M&P towing vessels include the GW Dunn, the Uncle Bud, the Mister Cue, the Gabrielle Elizabeth and the Donnie Verret.

“The mv. Donnie Verret does lock-assist through Port Allen 24 hours a day,” Armentor said. “She’s a bigger boat with 1,500 hp. to assist boats through the lock.”

The Uncle Bud is on long-term charter, Armentor said, and the Mister Cue primarily operates the ferry at Angola. The others are available in the Baton Rouge harbor and downriver to New Orleans.

Duncan Armentor, owner of Shamrock Marine Services.
Duncan Armentor, owner of Shamrock Marine Services.

“With all the customers I’m already servicing with Shamrock, we can combine services,” Armentor said. “Now, not only can we do their crew changes, groceries and supplies, we can also assist them in and out of the lock, and we can assist in shifting barges up and down their fleets and in and out of their tows.
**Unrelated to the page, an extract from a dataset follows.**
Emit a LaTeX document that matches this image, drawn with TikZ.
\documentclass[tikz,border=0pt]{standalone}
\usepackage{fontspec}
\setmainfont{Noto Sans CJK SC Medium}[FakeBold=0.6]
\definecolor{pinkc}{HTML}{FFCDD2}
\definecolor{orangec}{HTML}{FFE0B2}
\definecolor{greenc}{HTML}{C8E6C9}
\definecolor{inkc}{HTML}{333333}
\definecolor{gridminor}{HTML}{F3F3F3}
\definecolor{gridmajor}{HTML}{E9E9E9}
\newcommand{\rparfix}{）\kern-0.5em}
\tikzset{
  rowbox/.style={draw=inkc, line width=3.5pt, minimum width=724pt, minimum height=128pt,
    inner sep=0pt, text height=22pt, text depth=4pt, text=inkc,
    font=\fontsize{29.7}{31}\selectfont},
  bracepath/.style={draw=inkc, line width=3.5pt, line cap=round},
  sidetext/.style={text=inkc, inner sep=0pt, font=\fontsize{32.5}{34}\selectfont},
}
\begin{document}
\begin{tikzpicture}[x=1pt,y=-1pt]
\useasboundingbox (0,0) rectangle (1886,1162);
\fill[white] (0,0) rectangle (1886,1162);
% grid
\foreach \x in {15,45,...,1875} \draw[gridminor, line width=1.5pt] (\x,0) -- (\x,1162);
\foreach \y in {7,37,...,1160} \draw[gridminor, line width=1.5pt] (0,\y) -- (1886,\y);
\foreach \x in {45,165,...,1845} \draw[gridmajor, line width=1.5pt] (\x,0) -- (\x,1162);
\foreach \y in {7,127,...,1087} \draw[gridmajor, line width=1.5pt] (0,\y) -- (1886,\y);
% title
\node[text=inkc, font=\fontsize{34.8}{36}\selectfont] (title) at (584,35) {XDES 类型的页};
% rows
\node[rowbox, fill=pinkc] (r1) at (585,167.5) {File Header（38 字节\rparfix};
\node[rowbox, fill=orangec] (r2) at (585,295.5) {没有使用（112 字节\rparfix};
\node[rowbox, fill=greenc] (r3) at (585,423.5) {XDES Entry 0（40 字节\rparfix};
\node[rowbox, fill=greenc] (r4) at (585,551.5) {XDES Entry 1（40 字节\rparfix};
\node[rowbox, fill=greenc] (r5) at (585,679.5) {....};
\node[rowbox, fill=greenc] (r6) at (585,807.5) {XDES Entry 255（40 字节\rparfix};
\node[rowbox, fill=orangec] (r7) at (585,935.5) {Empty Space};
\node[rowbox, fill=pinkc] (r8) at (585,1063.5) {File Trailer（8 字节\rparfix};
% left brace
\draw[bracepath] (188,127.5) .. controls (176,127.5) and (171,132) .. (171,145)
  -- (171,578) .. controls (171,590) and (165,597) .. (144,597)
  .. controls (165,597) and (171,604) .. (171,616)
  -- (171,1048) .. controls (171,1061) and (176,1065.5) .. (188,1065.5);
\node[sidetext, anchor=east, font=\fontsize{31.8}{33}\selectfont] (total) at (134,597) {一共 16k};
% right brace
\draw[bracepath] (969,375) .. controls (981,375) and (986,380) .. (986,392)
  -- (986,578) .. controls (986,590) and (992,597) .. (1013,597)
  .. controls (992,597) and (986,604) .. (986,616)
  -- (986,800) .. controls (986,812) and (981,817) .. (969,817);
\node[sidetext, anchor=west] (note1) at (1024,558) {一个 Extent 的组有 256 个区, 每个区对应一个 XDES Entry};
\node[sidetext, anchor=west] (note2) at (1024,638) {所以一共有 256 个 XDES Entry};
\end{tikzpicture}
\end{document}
It offers a tremendous amount of service for all of our customers.”

With the addition of M&P’s team of around 28 employees, Armentor’s combined workforce between Shamrock and the towing company stands at about 50.

Career Pathways

Armentor said the addition of M&P isn’t just exciting from a business development perspective. Bringing the companies together also creates new pathways for his employees at both M&P and Shamrock. Crew boat captains with Shamrock now could have the chance to move into the wheelhouse with M&P, he said. Likewise, deckhands working on the towboats could move up to piloting the crew boats.

“It’s phenomenal how we can cross-train guys and give them opportunities to move up,” he said.
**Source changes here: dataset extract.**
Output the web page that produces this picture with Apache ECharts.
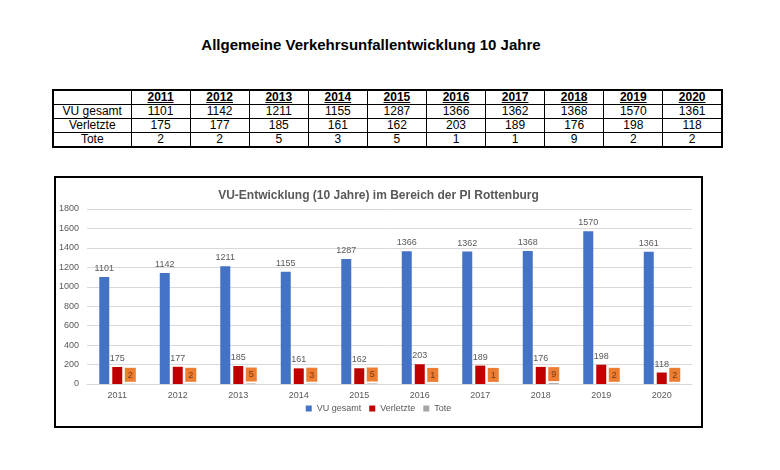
<!DOCTYPE html>
<html lang="de">
    <head>
        <meta charset="utf-8">
        <title>VU-Entwicklung</title>
        <script src="https://cdn.jsdelivr.net/npm/echarts@6/dist/echarts.min.js"></script>
        <style>
            body { margin: 0; background: #fff; font-family: "Liberation Sans", Arial, sans-serif; }
            .page { position: relative; width: 780px; height: 470px; }
            .main-title { position: absolute; left: 0; top: 36px; width: 742px; text-align: center; font-size: 15px; font-weight: bold; color: #000; }
            .data-table { position: absolute; left: 52px; top: 89px; width: 671px; border-collapse: collapse; border: 2px solid #000; font-size: 12px; color: #000; table-layout: fixed; }
            .data-table td, .data-table th { border: 1px solid #000; text-align: center; padding: 0; height: 13px; line-height: 13px; }
            .data-table th { font-weight: bold; text-decoration: underline; }
            .chart-box { position: absolute; left: 54px; top: 176px; width: 645px; height: 248px; border: 2px solid #000; }
            #chart { width: 645px; height: 248px; }
        </style>
    </head>
    <body>
        <div class="page">
            <div class="main-title">Allgemeine Verkehrsunfallentwicklung 10 Jahre</div>
            <table class="data-table" id="table"></table>
            <div class="chart-box"><div id="chart"></div></div>
        </div>
        <script>
            var years = ['2011', '2012', '2013', '2014', '2015', '2016', '2017', '2018', '2019', '2020'];
            var vuGesamt = [1101, 1142, 1211, 1155, 1287, 1366, 1362, 1368, 1570, 1361];
            var verletzte = [175, 177, 185, 161, 162, 203, 189, 176, 198, 118];
            var tote = [2, 2, 5, 3, 5, 1, 1, 9, 2, 2];
            var rowNames = ['VU gesamt', 'Verletzte', 'Tote'];

            // Tabelle aus den Arrays aufbauen
            var rows = [vuGesamt, verletzte, tote];
            var html = '<colgroup><col style="width:78px">';
            for (var i = 0; i < years.length; i++) html += '<col>';
            html += '</colgroup><tr><th style="text-decoration:none"></th>';
            years.forEach(function (y) { html += '<th>' + y + '</th>'; });
            html += '</tr>';
            rows.forEach(function (r, k) {
                html += '<tr><td>' + rowNames[k] + '</td>';
                r.forEach(function (v) { html += '<td>' + v + '</td>'; });
                html += '</tr>';
            });
            document.getElementById('table').innerHTML = html;

            var labelStyle = { show: true, position: 'top', distance: 4, fontSize: 9, color: '#595959', fontFamily: 'Liberation Sans' };
            var myChart = echarts.init(document.getElementById('chart'));
            var option = {
                animation: false,
                title: {
                    text: 'VU-Entwicklung (10 Jahre) im Bereich der PI Rottenburg',
                    left: 'center',
                    top: 7,
                    textStyle: { fontSize: 12, fontWeight: 'bold', color: '#595959', fontFamily: 'Liberation Sans' }
                },
                legend: {
                    bottom: 8,
                    left: 'center',
                    icon: 'rect',
                    itemWidth: 6,
                    itemHeight: 6,
                    itemGap: 8,
                    textStyle: { fontSize: 9, color: '#595959', fontFamily: 'Liberation Sans' },
                    data: ['VU gesamt', 'Verletzte', 'Tote']
                },
                grid: { left: 29, right: 9, top: 31, bottom: 42, containLabel: false },
                xAxis: {
                    type: 'category',
                    data: years,
                    axisTick: { show: false },
                    axisLine: { lineStyle: { color: '#d9d9d9' } },
                    axisLabel: { fontSize: 9, color: '#595959', margin: 7, fontFamily: 'Liberation Sans' }
                },
                yAxis: {
                    type: 'value',
                    min: 0,
                    max: 1800,
                    interval: 200,
                    axisLine: { show: false },
                    axisTick: { show: false },
                    axisLabel: {
                        fontSize: 9, color: '#595959', margin: 8, fontFamily: 'Liberation Sans',
                        formatter: function (v) { return String(v); }
                    },
                    splitLine: { lineStyle: { color: '#d9d9d9' } }
                },
                series: [
                    {
                        name: 'VU gesamt', type: 'bar', data: vuGesamt, barWidth: 10, barGap: '30%',
                        itemStyle: { color: '#4472C4' }, label: labelStyle
                    },
                    {
                        name: 'Verletzte', type: 'bar', data: verletzte, barWidth: 10, barGap: '30%',
                        itemStyle: { color: '#C00000' }, label: labelStyle
                    },
                    {
                        name: 'Tote', type: 'bar', data: tote, barWidth: 10, barGap: '30%',
                        itemStyle: { color: '#A5A5A5' },
                        label: {
                            show: true, position: 'top', distance: 2, fontSize: 9, color: '#7b3a12',
                            backgroundColor: '#ED7D31', padding: [3, 3, 2, 3], fontFamily: 'Liberation Sans'
                        }
                    }
                ]
            };
            myChart.setOption(option);
        </script>
    </body>
</html>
Besides the M&P vessels, Shamrock’s dock in Baton Rouge is staying busy, with supply warehousing and deliveries and with harbor tugs mooring there as well. In addition, American Cruise Lines vessels dock at Shamrock for passenger day trips in Baton Rouge and to take on supplies.

At the heart of all that, Armentor said, is family. Armentor said it is an honor for him to carry on the M&P legacy that the Verret family started, while also following in the footsteps of his grandfather, Henry Wardell Ortte III, who started a barge company called Marine Operators in the mid-1950s. Armentor’s uncle, Steve, eventually took over that business, and one of Marine Operators’ former barges, MOP 15, served as an early dock for Shamrock. MOP 15 now makes up part of Shamrock’s dock in Baton Rouge.

With both his grandfather and his uncle in the business, Armentor is a third-generation mariner and maritime business leader—and the fourth generation is already on the way. Armentor’s three children plan on continuing the family business. He has a son and a daughter who are students at Great Lakes Maritime Academy, and his youngest child, a daughter, is at Louisiana State University studying business. Armentor said his older daughter, who is an accomplished gymnast, gave up competitive gymnastics in order to pursue a different dream.

“She approached me one night and said, ‘Dad, would you be upset with me if I hung up my leotard and came out here to work on the river?’” Armentor said. “To have them around like that, I’ve been blown away.”